ToR to Server/storage
Most customers use DAC (Direct Attach Copper) cables to connect a ToR to servers/storage as they are very cost-effective. We expect that to continue. Some customers may augment DAC with ACC (Active Copper Cables) to extend beyond 3m reach of 400G DAC cables.

Between ToR & Leaf
For 100G, most customers use AOC, SR4, BiDi or PSM4. We expect 100G-AOC customers to use 400G-AOC for up to 30m connectivity. We expect 100G-SR4 & 100G-BiDi customers to use 400G-SR8 and 400G-BiDi for up to 100m connectivity. We expect 100G-PSM4 customers to deploy 400G-DR4 to 400G-DR4 or 400G-DR4 to 4x100G-DR1 connectivity.

Between Leaf & Spine and Spine & DCI
For 100G, most customers use PSM4 or CWDM4. We expect them to move to 400G-DR4 for up to 500m and to 400G-FR4 for up to 2km connectivity. We expect 400G-DR4 volumes to be high, as it is being used in multiple tiers of a data center, where the number of switches is high.

Inter-DC Connectivity
For 100G, most customers use CWDM4, LR4 or Coherent optics depending on distance requirements.
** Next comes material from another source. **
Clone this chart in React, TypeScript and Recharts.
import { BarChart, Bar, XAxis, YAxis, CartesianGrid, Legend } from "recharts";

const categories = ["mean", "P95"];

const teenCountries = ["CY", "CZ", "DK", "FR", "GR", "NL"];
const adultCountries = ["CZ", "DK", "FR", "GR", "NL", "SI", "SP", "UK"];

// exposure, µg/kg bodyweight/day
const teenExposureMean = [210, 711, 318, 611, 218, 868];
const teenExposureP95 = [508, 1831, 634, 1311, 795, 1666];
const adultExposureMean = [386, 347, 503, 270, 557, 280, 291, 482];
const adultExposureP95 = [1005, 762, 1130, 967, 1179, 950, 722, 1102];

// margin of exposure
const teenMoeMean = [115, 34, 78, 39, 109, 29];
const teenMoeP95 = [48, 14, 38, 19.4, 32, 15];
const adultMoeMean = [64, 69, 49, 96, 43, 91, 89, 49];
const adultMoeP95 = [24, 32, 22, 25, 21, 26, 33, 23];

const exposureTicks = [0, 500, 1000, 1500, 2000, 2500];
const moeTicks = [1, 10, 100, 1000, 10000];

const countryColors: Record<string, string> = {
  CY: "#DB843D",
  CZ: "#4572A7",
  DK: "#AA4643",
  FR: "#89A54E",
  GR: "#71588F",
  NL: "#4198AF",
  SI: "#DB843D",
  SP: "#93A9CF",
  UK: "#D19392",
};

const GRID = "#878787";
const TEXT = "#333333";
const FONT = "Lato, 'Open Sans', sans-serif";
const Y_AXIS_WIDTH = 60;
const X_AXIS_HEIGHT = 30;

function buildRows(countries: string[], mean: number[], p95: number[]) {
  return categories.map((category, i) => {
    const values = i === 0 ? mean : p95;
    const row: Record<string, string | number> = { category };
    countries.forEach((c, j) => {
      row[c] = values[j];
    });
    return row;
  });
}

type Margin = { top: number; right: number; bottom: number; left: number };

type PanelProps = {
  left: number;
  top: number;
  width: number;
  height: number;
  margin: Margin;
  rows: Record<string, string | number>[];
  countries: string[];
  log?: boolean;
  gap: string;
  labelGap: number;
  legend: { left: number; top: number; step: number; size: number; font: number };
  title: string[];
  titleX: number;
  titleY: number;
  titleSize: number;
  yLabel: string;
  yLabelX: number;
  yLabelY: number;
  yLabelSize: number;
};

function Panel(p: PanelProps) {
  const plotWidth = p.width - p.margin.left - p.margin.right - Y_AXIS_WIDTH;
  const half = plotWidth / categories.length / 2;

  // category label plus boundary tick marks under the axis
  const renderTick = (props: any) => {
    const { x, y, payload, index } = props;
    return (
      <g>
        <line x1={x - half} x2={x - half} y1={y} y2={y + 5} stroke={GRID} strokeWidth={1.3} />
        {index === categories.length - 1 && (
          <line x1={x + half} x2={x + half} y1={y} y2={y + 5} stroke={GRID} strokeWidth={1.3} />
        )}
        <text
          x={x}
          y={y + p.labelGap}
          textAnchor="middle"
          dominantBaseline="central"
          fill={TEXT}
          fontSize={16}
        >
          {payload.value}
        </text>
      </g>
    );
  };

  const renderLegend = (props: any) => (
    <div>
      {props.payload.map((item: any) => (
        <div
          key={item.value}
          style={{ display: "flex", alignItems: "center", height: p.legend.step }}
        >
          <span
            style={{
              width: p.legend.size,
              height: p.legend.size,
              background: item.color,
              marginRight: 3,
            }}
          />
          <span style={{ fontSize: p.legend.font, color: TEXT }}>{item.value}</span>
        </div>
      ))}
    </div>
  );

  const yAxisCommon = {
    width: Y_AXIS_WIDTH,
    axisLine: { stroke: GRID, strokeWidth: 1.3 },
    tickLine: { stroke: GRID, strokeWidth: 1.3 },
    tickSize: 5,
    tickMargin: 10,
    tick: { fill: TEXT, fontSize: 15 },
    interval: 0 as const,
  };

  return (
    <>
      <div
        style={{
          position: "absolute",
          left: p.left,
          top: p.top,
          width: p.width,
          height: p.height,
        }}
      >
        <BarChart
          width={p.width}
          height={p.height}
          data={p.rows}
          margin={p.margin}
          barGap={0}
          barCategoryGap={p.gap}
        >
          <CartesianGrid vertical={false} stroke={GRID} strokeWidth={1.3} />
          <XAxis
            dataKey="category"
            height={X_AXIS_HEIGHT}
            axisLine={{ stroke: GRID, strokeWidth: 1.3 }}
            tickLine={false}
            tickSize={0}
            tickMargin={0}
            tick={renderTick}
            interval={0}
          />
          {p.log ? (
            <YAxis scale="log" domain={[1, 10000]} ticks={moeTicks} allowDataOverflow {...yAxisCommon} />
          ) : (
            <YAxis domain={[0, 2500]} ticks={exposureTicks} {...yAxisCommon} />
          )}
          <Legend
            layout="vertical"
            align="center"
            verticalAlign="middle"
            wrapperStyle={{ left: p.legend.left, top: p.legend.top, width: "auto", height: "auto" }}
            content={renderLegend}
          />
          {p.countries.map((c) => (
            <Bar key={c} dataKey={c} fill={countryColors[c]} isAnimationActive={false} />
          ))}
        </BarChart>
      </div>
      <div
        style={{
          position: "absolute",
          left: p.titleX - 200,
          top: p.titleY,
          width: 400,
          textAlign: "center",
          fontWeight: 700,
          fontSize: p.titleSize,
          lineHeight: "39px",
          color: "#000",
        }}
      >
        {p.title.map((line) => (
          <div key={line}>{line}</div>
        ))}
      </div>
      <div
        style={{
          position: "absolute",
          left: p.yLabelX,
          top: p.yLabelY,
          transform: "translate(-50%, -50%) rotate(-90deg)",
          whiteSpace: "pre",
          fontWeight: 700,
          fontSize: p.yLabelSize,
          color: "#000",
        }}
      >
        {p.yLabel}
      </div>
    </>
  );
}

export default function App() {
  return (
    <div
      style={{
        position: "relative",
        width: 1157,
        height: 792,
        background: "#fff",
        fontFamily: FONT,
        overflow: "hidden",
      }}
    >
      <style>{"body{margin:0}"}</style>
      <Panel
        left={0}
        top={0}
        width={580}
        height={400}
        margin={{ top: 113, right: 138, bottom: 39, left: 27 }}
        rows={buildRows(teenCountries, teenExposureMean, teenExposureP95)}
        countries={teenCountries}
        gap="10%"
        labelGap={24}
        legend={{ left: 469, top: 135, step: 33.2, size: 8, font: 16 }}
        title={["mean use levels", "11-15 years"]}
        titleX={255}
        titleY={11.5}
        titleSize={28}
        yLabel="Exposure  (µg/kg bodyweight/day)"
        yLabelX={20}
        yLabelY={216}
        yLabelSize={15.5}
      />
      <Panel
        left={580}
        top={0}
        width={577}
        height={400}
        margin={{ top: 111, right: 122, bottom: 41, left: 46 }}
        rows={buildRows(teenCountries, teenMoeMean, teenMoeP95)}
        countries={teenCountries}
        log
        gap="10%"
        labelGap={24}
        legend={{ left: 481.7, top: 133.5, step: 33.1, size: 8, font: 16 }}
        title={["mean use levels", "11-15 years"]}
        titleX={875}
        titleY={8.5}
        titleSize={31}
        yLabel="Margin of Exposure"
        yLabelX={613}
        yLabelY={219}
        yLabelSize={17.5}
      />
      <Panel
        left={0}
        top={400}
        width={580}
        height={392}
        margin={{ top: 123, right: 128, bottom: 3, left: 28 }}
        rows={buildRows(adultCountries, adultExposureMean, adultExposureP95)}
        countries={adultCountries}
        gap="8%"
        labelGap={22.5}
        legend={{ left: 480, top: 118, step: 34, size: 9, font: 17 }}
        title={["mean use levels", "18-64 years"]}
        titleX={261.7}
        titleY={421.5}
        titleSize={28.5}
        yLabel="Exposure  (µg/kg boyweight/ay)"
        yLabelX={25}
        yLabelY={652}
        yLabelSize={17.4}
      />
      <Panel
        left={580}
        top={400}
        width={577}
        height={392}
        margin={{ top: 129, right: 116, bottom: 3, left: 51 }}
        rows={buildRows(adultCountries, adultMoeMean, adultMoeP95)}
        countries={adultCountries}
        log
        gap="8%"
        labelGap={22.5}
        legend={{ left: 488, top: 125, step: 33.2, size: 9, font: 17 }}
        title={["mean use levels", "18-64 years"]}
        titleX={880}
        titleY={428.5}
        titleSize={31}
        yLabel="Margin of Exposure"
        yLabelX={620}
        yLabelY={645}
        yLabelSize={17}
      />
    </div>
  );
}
They will likely move to 400G-FR4, 400G-LR8/LR4 or 400G-ZR Coherent optics, depending on reach requirements. Customers often use MACsec on these links for privacy and security reasons.

Figure 5: Most popular connectivity options

Summary

Innovium 12.8Tbps TERALYNX switch silicon has been designed-in by the world’s leading OEM and ODM production switches. These switches are now being deployed into production networks by the world’s leading cloud providers with 400G optics modules to scale their networks and at the same time reduce cost, complexity, and power. We expect the next tier of customers to also adopt 400G in the future and benefit from its advantages.

We want to thank the Innovium team, along with optics & systems partners and cloud customers, who have helped with extensive testing and validation to make these 400G optics solutions highly robust.